Lack of a commitment for a major sponsor for the 2015 men's event and the reluctance of some seemingly logical major local companies to step up with financial support for the men's championships have left Khan facing the prospect of a financial shortfall of perhaps $150,000. Her original budget was $1.1 million but she has already pared that to about $800,000.

A negative image for Bellevue corporate and community support may be unfair, as Bellevue Chamber of Commerce President Betty Capistany suggests.   
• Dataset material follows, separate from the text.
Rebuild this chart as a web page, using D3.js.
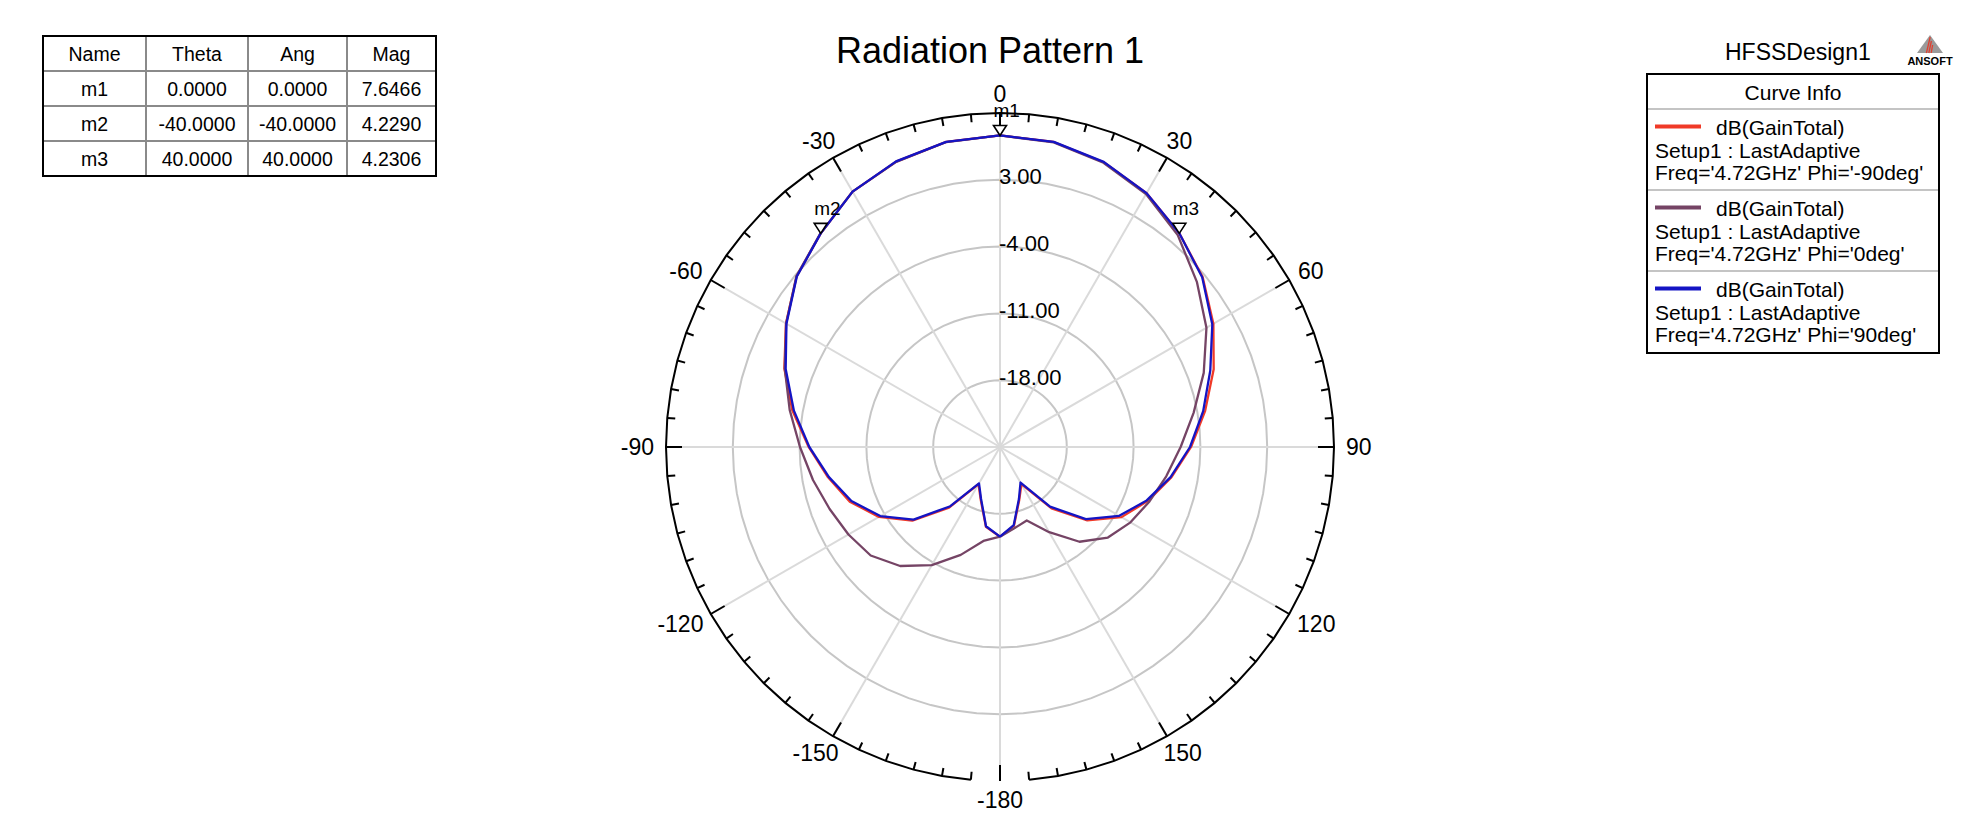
<!DOCTYPE html>
<html>
<head>
<meta charset="utf-8">
<script src="https://cdn.jsdelivr.net/npm/d3@7"></script>
<style>
  body { margin: 0; background: #fff; }
  svg { display: block; font-family: "Liberation Sans", Arial, sans-serif; }
</style>
</head>
<body>
<div id="chart"></div>
<script>
// theta (deg) and gain (dB), one list per phi cut
const thetas = [-180, -170, -160, -150, -140, -130, -120, -110, -100, -90, -80, -70, -60, -50, -40, -30, -20, -10,
  0, 10, 20, 30, 40, 50, 60, 70, 80, 90, 100, 110, 120, 130, 140, 150, 160, 170, 180];

const gainPhiM90 = [-15.6, -16.5, -19.1, -20.5, -16.7, -13.0, -10.35, -8.25, -6.7, -4.95, -2.9, -0.95, 0.9, 2.82, 4.229, 5.9, 6.82, 7.46,
  7.6466, 7.46, 6.76, 5.72, 4.2306, 2.72, 0.82, -1.17, -3.17, -4.98, -6.75, -8.5, -10.3, -13.05, -16.6, -20.5, -19.1, -16.6, -15.6];

const gainPhi0 = [-15.6, -15.0, -12.97, -10.7, -8.72, -7.31, -6.66, -6.0, -5.1, -4.04, -2.62, -1.0, 0.88, 2.85, 4.25, 5.9, 6.8, 7.45,
  7.6466, 7.42, 6.7, 5.6, 3.98, 1.93, -0.02, -2.28, -4.4, -6.07, -7.31, -8.33, -9.21, -10.24, -12.04, -14.69, -16.8, -16.35, -15.6];

const gainPhi90 = [-15.6, -16.57, -19.2, -20.6, -16.9, -13.17, -10.52, -8.43, -6.8, -5.02, -3.07, -1.1, 0.84, 2.79, 4.229, 5.9, 6.85, 7.47,
  7.6466, 7.47, 6.79, 5.72, 4.2306, 2.66, 0.69, -1.55, -3.38, -5.09, -6.85, -8.64, -10.57, -13.25, -16.84, -20.7, -19.2, -16.7, -15.6];

const curveNames = ["dB(GainTotal)", "dB(GainTotal)", "dB(GainTotal)"];
const curveSetups = ["Setup1 : LastAdaptive", "Setup1 : LastAdaptive", "Setup1 : LastAdaptive"];
const curveFreqs = ["Freq='4.72GHz' Phi='-90deg'", "Freq='4.72GHz' Phi='0deg'", "Freq='4.72GHz' Phi='90deg'"];

const markerNames = ["m1", "m2", "m3"];
const markerTheta = [0, -40, 40];
const markerAng = [0, -40, 40];
const markerMag = [7.6466, 4.2290, 4.2306];

const gridLevels = [-18, -11, -4, 3];
const angleTicks = [0, 30, 60, 90, 120, 150, -180, -150, -120, -90, -60, -30];

const title = "Radiation Pattern 1";
const designName = "HFSSDesign1";

// ---- layout
const W = 1988, H = 832;
const cx = 1000, cy = 447, R = 334;
const colors = ["#f03a28", "#754465", "#1414c4"];
const gains = [gainPhiM90, gainPhi0, gainPhi90];

const svg = d3.select('#chart').append('svg')
  .attr('width', W).attr('height', H)
  .attr('viewBox', [0, 0, W, H].join(' '));

const rScale = d3.scaleLinear().domain([-25, 10]).range([0, R]);
const rad = d => d * Math.PI / 180;
// HFSS prints a plain hyphen, not the unicode minus d3 uses
const fixed = n => d => d3.format('.' + n + 'f')(d).replace('\u2212', '-');

// title
svg.append('text')
  .attr('x', 990).attr('y', 63)
  .attr('text-anchor', 'middle')
  .style('font-size', '36px')
  .text(title);

const g = svg.append('g').attr('transform', `translate(${cx},${cy})`);

// concentric grid (drawn as 5 degree polygons like the original)
const ringLine = d3.lineRadial().angle(d => rad(d)).curve(d3.curveLinearClosed);
gridLevels.forEach(lv => {
  g.append('path')
    .attr('d', ringLine.radius(rScale(lv))(d3.range(0, 360, 5)))
    .attr('fill', 'none')
    .attr('stroke', '#c6c6c6')
    .attr('stroke-width', 2);
});

// spokes
g.selectAll('line.spoke')
  .data(d3.range(0, 360, 30))
  .enter().append('line')
    .attr('class', 'spoke')
    .attr('x1', 0).attr('y1', 0)
    .attr('x2', d => R * Math.sin(rad(d)))
    .attr('y2', d => -R * Math.cos(rad(d)))
    .attr('stroke', '#dadada')
    .attr('stroke-width', 2);

// outer ring, open around 180
g.append('path')
  .attr('d', d3.lineRadial().angle(d => rad(d)).radius(R)(d3.range(-175, 176, 5)))
  .attr('fill', 'none')
  .attr('stroke', '#000')
  .attr('stroke-width', 2);

// ticks every 5 degrees, pointing inward
g.selectAll('line.tick')
  .data(d3.range(-180, 180, 5))
  .enter().append('line')
    .attr('class', 'tick')
    .attr('x1', d => R * Math.sin(rad(d)))
    .attr('y1', d => -R * Math.cos(rad(d)))
    .attr('x2', d => (R - (d % 30 === 0 ? 16 : 8)) * Math.sin(rad(d)))
    .attr('y2', d => -(R - (d % 30 === 0 ? 16 : 8)) * Math.cos(rad(d)))
    .attr('stroke', '#000')
    .attr('stroke-width', 2);

// angle labels
angleTicks.forEach(a => {
  const s = Math.sin(rad(a)), c = Math.cos(rad(a));
  const t = g.append('text')
    .style('font-size', '23px')
    .attr('text-anchor', 'middle')
    .attr('dominant-baseline', 'central')
    .text(a);
  const w = t.node().getComputedTextLength();
  const rr = R + 12;
  t.attr('x', rr * s + s * w / 2)
   .attr('y', -rr * c - c * 7);
});

// radial labels
g.selectAll('text.rlab')
  .data(gridLevels)
  .enter().append('text')
    .attr('class', 'rlab')
    .attr('x', -1)
    .attr('y', d => -rScale(d) - 3)
    .attr('dominant-baseline', 'central')
    .style('font-size', '22px')
    .text(fixed(2));

// curves
const curve = d3.lineRadial()
  .angle(d => rad(d[0]))
  .radius(d => rScale(d[1]));

gains.forEach((vals, i) => {
  g.append('path')
    .attr('d', curve(thetas.map((t, j) => [t, vals[j]])))
    .attr('fill', 'none')
    .attr('stroke', colors[i])
    .attr('stroke-width', 2.3)
    .attr('stroke-linejoin', 'round');
});

// markers
markerNames.forEach((m, i) => {
  const r = rScale(markerMag[i]);
  const x = r * Math.sin(rad(markerTheta[i]));
  const y = -r * Math.cos(rad(markerTheta[i]));
  g.append('path')
    .attr('d', `M${x},${y} L${x - 6.5},${y - 10} L${x + 6.5},${y - 10} Z`)
    .attr('fill', '#fff')
    .attr('stroke', '#000')
    .attr('stroke-width', 1.6);
  g.append('text')
    .attr('x', x - 6.5)
    .attr('y', y - 18)
    .style('font-size', '19px')
    .text(m);
});

// ---- marker table
const tableCols = ["Name", "Theta", "Ang", "Mag"];
const colW = [103, 102, 99, 89];
const rowH = 35;
const tx0 = 43, ty0 = 36;
const fmt4 = fixed(4);
const rows = markerNames.map((m, i) => [m, fmt4(markerTheta[i]), fmt4(markerAng[i]), fmt4(markerMag[i])]);
const tbl = svg.append('g').attr('transform', `translate(${tx0},${ty0})`);
const colX = [0];
colW.forEach((w, i) => colX.push(colX[i] + w));
const tW = colX[colX.length - 1], tH = rowH * (rows.length + 1);

for (let i = 1; i < colW.length; i++) {
  tbl.append('line').attr('x1', colX[i]).attr('x2', colX[i]).attr('y1', 0).attr('y2', tH)
    .attr('stroke', '#8a8a8a').attr('stroke-width', 2);
}
for (let j = 1; j <= rows.length; j++) {
  tbl.append('line').attr('x1', 0).attr('x2', tW).attr('y1', j * rowH).attr('y2', j * rowH)
    .attr('stroke', '#8a8a8a').attr('stroke-width', 2);
}
tbl.append('rect').attr('width', tW).attr('height', tH)
  .attr('fill', 'none').attr('stroke', '#000').attr('stroke-width', 2);

[tableCols].concat(rows).forEach((row, j) => {
  row.forEach((cell, i) => {
    tbl.append('text')
      .attr('x', colX[i] + colW[i] / 2)
      .attr('y', j * rowH + rowH / 2 + 7)
      .attr('text-anchor', 'middle')
      .style('font-size', '19.5px')
      .text(cell);
  });
});

// ---- design name + logo
svg.append('text')
  .attr('x', 1725).attr('y', 60)
  .style('font-size', '23px')
  .text(designName);

const logo = svg.append('g').attr('transform', 'translate(1930,35)');
logo.append('path').attr('d', 'M0,0 L13,18 L-13,18 Z').attr('fill', '#9a9a9a');
[4, 8, 12].forEach(k => {
  logo.append('line')
    .attr('x1', -1 + k * 0.3).attr('y1', k - 2)
    .attr('x2', -6 + k * 0.6).attr('y2', 18)
    .attr('stroke', '#e04030').attr('stroke-width', 1.3);
});
logo.append('text')
  .attr('x', 0).attr('y', 30)
  .attr('text-anchor', 'middle')
  .style('font-size', '11px')
  .style('font-weight', 'bold')
  .text('ANSOFT');

// ---- curve info legend
const lx = 1647, ly = 74, lw = 292, lh = 279, entryH = 81;
const leg = svg.append('g').attr('transform', `translate(${lx},${ly})`);
leg.append('text')
  .attr('x', lw / 2).attr('y', 26)
  .attr('text-anchor', 'middle')
  .style('font-size', '21px')
  .text('Curve Info');

curveNames.forEach((name, i) => {
  const y0 = 35 + i * entryH;
  leg.append('line').attr('x1', 0).attr('x2', lw).attr('y1', y0).attr('y2', y0)
    .attr('stroke', '#c4c4c4').attr('stroke-width', 2);
  leg.append('line').attr('x1', 8).attr('x2', 54).attr('y1', y0 + 17.5).attr('y2', y0 + 17.5)
    .attr('stroke', colors[i]).attr('stroke-width', 4);
  leg.append('text').attr('x', 69).attr('y', y0 + 26).style('font-size', '21px').text(name);
  leg.append('text').attr('x', 8).attr('y', y0 + 48.5).style('font-size', '21px').text(curveSetups[i]);
  leg.append('text').attr('x', 8).attr('y', y0 + 71).style('font-size', '21px').text(curveFreqs[i]);
});
leg.append('rect').attr('width', lw).attr('height', lh)
  .attr('fill', 'none').attr('stroke', '#000').attr('stroke-width', 2);
</script>
</body>
</html>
Putting some perspective on the lack of major financial support, Capistani made the point that "a new event that it not on people's radar needs significant lead time to get in the event budgets of major corporations."
"And the financial involvement of major corporations is much smaller than before 2008," she added.
Khan says advance ticket sales have accounted for $130,000 of the revenue and hopes that the ticket sales can be boosted with sufficient social media focus. 
The irony of the lack of sufficient support was framed in a Seattle Times article early this summer. "The world championships will be a coming-out party for what will be a $12.5 million renovation of Bellevue's convention center as well as a ramped-up effort by the city and its tourism marketing organization, Visit Bellevue Washington, to showcase the city and attract leisure and convention visitors".

Her largest financial supporter at this point is Pacific Marketing International (PMI), an early pioneer with contract manufacturing in China and Southeast Asia that has become a product development and manufacturing organization with offices in eight countries. Rob Harris, PMI CEO, has committed $80,000 to the event and, as an avid quash player, is a longtime fan of the Khan family.

"I didn't hesitate to jump in and I have no idea why she isn't getting the support she needs," Harris said. "My word! This is a huge opportunity. The world championships of a sport played all over the world."